The problem
Every line of the data must be copied exactly.
⁂
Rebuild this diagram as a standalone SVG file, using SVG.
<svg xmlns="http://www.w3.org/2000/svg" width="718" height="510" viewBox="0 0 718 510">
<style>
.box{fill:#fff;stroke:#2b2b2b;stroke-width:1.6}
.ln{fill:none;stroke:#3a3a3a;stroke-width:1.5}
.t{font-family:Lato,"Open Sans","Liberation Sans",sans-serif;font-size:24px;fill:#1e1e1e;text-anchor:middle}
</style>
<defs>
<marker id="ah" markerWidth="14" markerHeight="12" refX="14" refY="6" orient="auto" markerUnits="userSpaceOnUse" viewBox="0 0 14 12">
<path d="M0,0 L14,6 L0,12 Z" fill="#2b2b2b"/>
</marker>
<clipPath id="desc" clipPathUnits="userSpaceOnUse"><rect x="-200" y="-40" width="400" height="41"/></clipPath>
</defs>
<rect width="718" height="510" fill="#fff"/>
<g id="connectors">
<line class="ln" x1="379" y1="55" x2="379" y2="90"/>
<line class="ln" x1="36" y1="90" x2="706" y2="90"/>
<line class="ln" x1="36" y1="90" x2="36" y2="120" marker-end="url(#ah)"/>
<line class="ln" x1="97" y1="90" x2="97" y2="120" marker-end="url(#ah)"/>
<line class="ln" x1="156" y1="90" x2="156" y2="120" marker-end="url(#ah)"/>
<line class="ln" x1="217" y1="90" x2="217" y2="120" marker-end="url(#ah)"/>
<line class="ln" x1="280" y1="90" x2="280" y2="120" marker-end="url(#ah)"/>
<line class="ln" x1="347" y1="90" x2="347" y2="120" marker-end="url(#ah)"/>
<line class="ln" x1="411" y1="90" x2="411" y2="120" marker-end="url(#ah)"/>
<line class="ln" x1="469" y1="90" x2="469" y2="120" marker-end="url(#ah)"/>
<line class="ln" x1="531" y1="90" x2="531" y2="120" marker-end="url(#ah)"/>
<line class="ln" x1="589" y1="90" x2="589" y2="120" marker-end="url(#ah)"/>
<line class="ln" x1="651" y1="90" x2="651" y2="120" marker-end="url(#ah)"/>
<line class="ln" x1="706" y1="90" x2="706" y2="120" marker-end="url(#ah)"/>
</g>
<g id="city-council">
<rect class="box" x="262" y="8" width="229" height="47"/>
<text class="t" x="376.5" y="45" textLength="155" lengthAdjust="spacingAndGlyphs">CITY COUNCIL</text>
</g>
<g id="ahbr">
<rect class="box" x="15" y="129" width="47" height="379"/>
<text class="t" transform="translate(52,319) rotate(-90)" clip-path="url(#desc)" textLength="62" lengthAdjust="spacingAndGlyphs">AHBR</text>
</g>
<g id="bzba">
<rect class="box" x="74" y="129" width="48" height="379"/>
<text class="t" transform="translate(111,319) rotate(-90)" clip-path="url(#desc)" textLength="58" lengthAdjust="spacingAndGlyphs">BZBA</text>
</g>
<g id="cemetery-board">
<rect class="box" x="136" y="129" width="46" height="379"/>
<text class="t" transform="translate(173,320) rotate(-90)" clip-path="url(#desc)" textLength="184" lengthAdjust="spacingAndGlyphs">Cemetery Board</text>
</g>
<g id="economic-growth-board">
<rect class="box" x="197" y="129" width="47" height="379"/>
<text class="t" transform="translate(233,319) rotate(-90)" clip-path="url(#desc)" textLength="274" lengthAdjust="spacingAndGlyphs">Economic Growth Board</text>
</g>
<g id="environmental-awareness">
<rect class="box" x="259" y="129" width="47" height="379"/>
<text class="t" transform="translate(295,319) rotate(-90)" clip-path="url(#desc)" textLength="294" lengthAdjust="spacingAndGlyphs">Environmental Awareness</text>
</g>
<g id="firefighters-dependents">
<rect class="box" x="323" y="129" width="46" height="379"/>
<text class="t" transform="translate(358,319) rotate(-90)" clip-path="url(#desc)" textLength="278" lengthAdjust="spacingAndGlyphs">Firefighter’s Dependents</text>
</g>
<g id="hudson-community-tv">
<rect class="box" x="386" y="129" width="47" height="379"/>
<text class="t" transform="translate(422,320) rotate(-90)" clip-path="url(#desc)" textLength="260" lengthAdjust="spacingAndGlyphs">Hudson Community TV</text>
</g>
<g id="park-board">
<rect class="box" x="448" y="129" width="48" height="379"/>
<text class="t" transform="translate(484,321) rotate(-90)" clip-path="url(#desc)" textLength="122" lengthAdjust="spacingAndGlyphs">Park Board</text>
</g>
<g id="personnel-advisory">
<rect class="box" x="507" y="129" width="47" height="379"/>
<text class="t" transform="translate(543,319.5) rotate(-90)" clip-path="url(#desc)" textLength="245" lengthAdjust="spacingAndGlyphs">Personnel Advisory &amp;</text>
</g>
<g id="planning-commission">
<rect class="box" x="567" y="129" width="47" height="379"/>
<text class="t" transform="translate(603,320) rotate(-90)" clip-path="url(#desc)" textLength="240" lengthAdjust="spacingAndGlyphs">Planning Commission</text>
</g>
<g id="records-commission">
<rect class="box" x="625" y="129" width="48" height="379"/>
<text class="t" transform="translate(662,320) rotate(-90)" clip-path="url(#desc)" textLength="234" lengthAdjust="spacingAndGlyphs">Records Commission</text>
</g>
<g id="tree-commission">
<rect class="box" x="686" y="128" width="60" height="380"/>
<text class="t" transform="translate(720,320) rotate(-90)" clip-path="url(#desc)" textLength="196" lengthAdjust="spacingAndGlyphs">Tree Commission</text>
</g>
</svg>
⁂
Result of this task
Rebuild this diagram as a standalone SVG file, using SVG.
<svg xmlns="http://www.w3.org/2000/svg" width="718" height="510" viewBox="0 0 718 510">
<style>
.box{fill:#fff;stroke:#2b2b2b;stroke-width:1.6}
.ln{fill:none;stroke:#3a3a3a;stroke-width:1.5}
.t{font-family:Lato,"Open Sans","Liberation Sans",sans-serif;font-size:24px;fill:#1e1e1e;text-anchor:middle}
</style>
<defs>
<marker id="ah" markerWidth="14" markerHeight="12" refX="14" refY="6" orient="auto" markerUnits="userSpaceOnUse" viewBox="0 0 14 12">
<path d="M0,0 L14,6 L0,12 Z" fill="#2b2b2b"/>
</marker>
<clipPath id="desc" clipPathUnits="userSpaceOnUse"><rect x="-200" y="-40" width="400" height="41"/></clipPath>
</defs>
<rect width="718" height="510" fill="#fff"/>
<g id="connectors">
<line class="ln" x1="379" y1="55" x2="379" y2="90"/>
<line class="ln" x1="36" y1="90" x2="706" y2="90"/>
<line class="ln" x1="36" y1="90" x2="36" y2="120" marker-end="url(#ah)"/>
<line class="ln" x1="97" y1="90" x2="97" y2="120" marker-end="url(#ah)"/>
<line class="ln" x1="156" y1="90" x2="156" y2="120" marker-end="url(#ah)"/>
<line class="ln" x1="217" y1="90" x2="217" y2="120" marker-end="url(#ah)"/>
<line class="ln" x1="280" y1="90" x2="280" y2="120" marker-end="url(#ah)"/>
<line class="ln" x1="347" y1="90" x2="347" y2="120" marker-end="url(#ah)"/>
<line class="ln" x1="411" y1="90" x2="411" y2="120" marker-end="url(#ah)"/>
<line class="ln" x1="469" y1="90" x2="469" y2="120" marker-end="url(#ah)"/>
<line class="ln" x1="531" y1="90" x2="531" y2="120" marker-end="url(#ah)"/>
<line class="ln" x1="589" y1="90" x2="589" y2="120" marker-end="url(#ah)"/>
<line class="ln" x1="651" y1="90" x2="651" y2="120" marker-end="url(#ah)"/>
<line class="ln" x1="706" y1="90" x2="706" y2="120" marker-end="url(#ah)"/>
</g>
<g id="city-council">
<rect class="box" x="262" y="8" width="229" height="47"/>
<text class="t" x="376.5" y="45" textLength="155" lengthAdjust="spacingAndGlyphs">CITY COUNCIL</text>
</g>
<g id="ahbr">
<rect class="box" x="15" y="129" width="47" height="379"/>
<text class="t" transform="translate(52,319) rotate(-90)" clip-path="url(#desc)" textLength="62" lengthAdjust="spacingAndGlyphs">AHBR</text>
</g>
<g id="bzba">
<rect class="box" x="74" y="129" width="48" height="379"/>
<text class="t" transform="translate(111,319) rotate(-90)" clip-path="url(#desc)" textLength="58" lengthAdjust="spacingAndGlyphs">BZBA</text>
</g>
<g id="cemetery-board">
<rect class="box" x="136" y="129" width="46" height="379"/>
<text class="t" transform="translate(173,320) rotate(-90)" clip-path="url(#desc)" textLength="184" lengthAdjust="spacingAndGlyphs">Cemetery Board</text>
</g>
<g id="economic-growth-board">
<rect class="box" x="197" y="129" width="47" height="379"/>
<text class="t" transform="translate(233,319) rotate(-90)" clip-path="url(#desc)" textLength="274" lengthAdjust="spacingAndGlyphs">Economic Growth Board</text>
</g>
<g id="environmental-awareness">
<rect class="box" x="259" y="129" width="47" height="379"/>
<text class="t" transform="translate(295,319) rotate(-90)" clip-path="url(#desc)" textLength="294" lengthAdjust="spacingAndGlyphs">Environmental Awareness</text>
</g>
<g id="firefighters-dependents">
<rect class="box" x="323" y="129" width="46" height="379"/>
<text class="t" transform="translate(358,319) rotate(-90)" clip-path="url(#desc)" textLength="278" lengthAdjust="spacingAndGlyphs">Firefighter’s Dependents</text>
</g>
<g id="hudson-community-tv">
<rect class="box" x="386" y="129" width="47" height="379"/>
<text class="t" transform="translate(422,320) rotate(-90)" clip-path="url(#desc)" textLength="260" lengthAdjust="spacingAndGlyphs">Hudson Community TV</text>
</g>
<g id="park-board">
<rect class="box" x="448" y="129" width="48" height="379"/>
<text class="t" transform="translate(484,321) rotate(-90)" clip-path="url(#desc)" textLength="122" lengthAdjust="spacingAndGlyphs">Park Board</text>
</g>
<g id="personnel-advisory">
<rect class="box" x="507" y="129" width="47" height="379"/>
<text class="t" transform="translate(543,319.5) rotate(-90)" clip-path="url(#desc)" textLength="245" lengthAdjust="spacingAndGlyphs">Personnel Advisory &amp;</text>
</g>
<g id="planning-commission">
<rect class="box" x="567" y="129" width="47" height="379"/>
<text class="t" transform="translate(603,320) rotate(-90)" clip-path="url(#desc)" textLength="240" lengthAdjust="spacingAndGlyphs">Planning Commission</text>
</g>
<g id="records-commission">
<rect class="box" x="625" y="129" width="48" height="379"/>
<text class="t" transform="translate(662,320) rotate(-90)" clip-path="url(#desc)" textLength="234" lengthAdjust="spacingAndGlyphs">Records Commission</text>
</g>
<g id="tree-commission">
<rect class="box" x="686" y="128" width="60" height="380"/>
<text class="t" transform="translate(720,320) rotate(-90)" clip-path="url(#desc)" textLength="196" lengthAdjust="spacingAndGlyphs">Tree Commission</text>
</g>
</svg>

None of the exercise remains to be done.